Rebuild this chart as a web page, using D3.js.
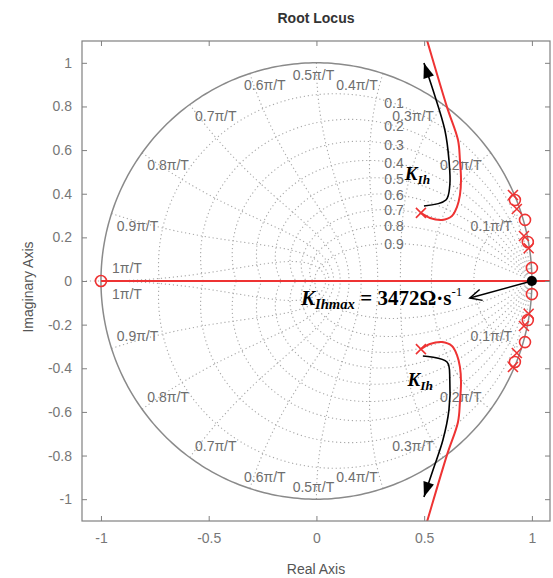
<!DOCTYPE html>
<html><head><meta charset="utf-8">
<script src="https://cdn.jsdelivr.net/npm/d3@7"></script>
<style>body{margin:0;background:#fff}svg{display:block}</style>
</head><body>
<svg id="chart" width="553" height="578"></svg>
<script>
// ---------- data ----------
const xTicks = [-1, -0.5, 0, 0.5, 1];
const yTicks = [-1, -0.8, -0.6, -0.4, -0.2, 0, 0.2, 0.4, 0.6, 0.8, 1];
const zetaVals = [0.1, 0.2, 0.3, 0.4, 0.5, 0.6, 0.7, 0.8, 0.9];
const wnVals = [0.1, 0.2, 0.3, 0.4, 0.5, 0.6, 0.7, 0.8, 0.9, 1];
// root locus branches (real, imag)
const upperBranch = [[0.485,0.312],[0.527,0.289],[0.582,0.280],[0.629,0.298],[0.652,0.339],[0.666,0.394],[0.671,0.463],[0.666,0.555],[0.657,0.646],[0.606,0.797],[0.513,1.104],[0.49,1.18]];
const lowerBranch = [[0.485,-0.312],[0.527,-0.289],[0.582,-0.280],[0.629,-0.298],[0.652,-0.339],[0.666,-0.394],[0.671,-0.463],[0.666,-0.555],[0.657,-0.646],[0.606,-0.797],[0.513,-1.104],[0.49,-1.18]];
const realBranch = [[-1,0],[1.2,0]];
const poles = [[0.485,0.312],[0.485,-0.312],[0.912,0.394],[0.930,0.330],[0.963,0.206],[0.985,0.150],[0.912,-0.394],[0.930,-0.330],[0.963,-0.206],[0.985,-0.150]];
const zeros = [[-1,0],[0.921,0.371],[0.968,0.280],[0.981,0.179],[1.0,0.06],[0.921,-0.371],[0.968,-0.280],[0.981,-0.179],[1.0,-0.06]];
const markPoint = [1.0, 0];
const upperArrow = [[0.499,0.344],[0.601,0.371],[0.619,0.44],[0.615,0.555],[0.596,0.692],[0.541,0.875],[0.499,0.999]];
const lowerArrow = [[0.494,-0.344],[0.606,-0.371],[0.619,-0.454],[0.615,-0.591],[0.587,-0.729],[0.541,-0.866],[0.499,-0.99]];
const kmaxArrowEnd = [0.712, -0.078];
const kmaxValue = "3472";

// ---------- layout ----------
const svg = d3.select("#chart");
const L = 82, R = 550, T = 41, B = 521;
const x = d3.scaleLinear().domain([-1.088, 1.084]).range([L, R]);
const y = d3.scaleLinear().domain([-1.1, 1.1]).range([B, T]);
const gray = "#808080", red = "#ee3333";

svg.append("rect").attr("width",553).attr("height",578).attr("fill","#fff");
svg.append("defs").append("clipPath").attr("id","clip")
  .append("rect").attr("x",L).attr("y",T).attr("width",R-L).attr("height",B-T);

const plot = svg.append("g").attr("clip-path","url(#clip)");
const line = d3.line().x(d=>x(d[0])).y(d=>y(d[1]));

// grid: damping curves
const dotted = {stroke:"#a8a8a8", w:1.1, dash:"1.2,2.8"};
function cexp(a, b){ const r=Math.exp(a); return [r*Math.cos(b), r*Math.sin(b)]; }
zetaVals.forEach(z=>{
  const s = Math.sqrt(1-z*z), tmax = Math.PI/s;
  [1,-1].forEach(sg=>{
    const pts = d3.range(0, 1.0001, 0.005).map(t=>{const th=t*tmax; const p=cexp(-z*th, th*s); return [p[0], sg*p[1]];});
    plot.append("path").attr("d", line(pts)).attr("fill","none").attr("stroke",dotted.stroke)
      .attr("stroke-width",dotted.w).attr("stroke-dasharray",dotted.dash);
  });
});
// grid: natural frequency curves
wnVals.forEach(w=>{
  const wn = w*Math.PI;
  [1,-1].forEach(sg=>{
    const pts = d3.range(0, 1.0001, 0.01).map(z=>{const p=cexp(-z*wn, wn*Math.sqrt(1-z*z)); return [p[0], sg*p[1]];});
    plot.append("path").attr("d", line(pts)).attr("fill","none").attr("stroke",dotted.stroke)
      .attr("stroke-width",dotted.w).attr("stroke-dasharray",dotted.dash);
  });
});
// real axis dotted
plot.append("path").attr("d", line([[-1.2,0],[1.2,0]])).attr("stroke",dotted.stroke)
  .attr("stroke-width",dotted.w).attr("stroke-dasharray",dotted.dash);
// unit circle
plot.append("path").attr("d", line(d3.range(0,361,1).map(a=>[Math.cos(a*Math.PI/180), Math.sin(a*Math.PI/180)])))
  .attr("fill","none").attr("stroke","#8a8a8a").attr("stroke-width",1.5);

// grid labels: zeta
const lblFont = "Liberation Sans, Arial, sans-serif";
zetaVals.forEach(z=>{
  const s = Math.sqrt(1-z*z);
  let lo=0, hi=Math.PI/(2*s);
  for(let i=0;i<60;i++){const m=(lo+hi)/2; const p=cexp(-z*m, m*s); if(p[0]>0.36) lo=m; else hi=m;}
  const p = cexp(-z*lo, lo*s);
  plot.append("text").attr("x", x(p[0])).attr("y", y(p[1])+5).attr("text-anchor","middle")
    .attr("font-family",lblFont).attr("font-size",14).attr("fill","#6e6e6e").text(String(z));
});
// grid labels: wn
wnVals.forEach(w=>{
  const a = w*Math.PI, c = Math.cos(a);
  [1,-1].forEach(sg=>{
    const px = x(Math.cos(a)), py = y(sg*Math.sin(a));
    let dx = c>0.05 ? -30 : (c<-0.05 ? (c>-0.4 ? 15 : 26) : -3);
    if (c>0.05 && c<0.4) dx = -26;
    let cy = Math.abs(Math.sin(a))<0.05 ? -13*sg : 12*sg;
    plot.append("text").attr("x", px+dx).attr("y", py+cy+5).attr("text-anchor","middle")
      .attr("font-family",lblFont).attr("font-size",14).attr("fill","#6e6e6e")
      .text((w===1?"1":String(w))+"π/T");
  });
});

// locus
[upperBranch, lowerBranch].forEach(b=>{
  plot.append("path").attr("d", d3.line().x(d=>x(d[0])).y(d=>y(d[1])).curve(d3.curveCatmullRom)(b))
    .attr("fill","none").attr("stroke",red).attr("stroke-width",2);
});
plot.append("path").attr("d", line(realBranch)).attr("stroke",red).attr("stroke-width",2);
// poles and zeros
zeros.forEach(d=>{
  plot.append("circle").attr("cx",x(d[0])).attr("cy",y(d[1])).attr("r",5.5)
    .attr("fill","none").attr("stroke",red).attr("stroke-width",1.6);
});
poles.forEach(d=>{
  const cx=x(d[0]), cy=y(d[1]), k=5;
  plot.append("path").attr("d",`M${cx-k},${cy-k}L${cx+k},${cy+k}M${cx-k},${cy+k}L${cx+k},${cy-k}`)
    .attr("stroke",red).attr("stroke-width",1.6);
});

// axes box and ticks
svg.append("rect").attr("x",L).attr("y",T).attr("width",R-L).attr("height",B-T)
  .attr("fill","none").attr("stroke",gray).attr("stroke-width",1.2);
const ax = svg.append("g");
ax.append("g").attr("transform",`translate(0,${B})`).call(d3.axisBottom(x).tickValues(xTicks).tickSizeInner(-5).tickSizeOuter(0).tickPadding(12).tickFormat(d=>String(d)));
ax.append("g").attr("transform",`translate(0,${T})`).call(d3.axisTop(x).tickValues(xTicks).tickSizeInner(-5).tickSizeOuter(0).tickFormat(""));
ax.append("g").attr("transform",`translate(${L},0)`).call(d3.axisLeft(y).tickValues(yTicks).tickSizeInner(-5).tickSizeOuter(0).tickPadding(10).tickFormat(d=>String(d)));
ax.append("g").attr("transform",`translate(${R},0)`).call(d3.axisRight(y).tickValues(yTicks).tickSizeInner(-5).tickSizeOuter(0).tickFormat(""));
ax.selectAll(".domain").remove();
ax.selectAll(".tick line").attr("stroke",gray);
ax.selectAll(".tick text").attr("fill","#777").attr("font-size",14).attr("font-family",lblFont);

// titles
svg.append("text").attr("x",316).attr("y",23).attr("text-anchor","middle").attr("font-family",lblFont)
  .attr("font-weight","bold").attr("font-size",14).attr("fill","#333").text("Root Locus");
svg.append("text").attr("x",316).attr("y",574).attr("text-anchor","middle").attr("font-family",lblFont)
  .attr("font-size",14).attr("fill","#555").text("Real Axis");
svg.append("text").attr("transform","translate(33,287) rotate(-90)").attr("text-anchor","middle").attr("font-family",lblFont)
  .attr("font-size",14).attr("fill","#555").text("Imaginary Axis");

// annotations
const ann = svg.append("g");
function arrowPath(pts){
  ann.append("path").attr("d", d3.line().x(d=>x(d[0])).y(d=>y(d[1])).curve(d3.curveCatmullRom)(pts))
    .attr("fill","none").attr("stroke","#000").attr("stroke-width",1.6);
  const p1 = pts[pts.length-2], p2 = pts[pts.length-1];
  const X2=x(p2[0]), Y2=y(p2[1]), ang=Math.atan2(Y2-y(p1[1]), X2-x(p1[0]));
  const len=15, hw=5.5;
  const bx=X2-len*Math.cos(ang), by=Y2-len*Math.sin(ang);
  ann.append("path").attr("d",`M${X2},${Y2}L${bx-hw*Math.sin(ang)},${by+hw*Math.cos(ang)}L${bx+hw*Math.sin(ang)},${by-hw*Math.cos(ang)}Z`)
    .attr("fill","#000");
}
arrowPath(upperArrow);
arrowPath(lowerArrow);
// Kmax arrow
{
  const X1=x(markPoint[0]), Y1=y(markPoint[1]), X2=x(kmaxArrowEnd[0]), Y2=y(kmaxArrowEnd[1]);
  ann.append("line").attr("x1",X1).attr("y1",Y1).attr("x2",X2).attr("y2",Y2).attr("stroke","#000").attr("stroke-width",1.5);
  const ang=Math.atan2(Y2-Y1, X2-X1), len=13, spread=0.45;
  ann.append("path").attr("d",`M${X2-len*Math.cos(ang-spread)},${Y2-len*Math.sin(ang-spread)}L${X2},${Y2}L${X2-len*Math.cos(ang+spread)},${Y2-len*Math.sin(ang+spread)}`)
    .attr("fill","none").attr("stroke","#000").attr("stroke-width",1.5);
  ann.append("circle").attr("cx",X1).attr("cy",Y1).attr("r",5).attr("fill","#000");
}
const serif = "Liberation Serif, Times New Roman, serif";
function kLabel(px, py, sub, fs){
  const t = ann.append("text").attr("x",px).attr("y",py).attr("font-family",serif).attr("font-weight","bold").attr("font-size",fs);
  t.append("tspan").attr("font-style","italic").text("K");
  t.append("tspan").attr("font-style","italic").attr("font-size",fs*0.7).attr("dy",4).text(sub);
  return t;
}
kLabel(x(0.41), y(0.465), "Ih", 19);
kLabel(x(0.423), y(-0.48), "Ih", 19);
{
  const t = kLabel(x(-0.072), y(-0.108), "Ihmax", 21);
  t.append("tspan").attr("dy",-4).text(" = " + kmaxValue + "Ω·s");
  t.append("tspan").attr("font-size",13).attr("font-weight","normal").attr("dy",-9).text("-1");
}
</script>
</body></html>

* WHAT YOU HAVE TO DO: Select and copy each line from the data that includes the word "chart".

* FINISHED EXERCISE:
Rebuild this chart as a web page, using D3.js.
<svg id="chart" width="553" height="578"></svg>
const svg = d3.select("#chart");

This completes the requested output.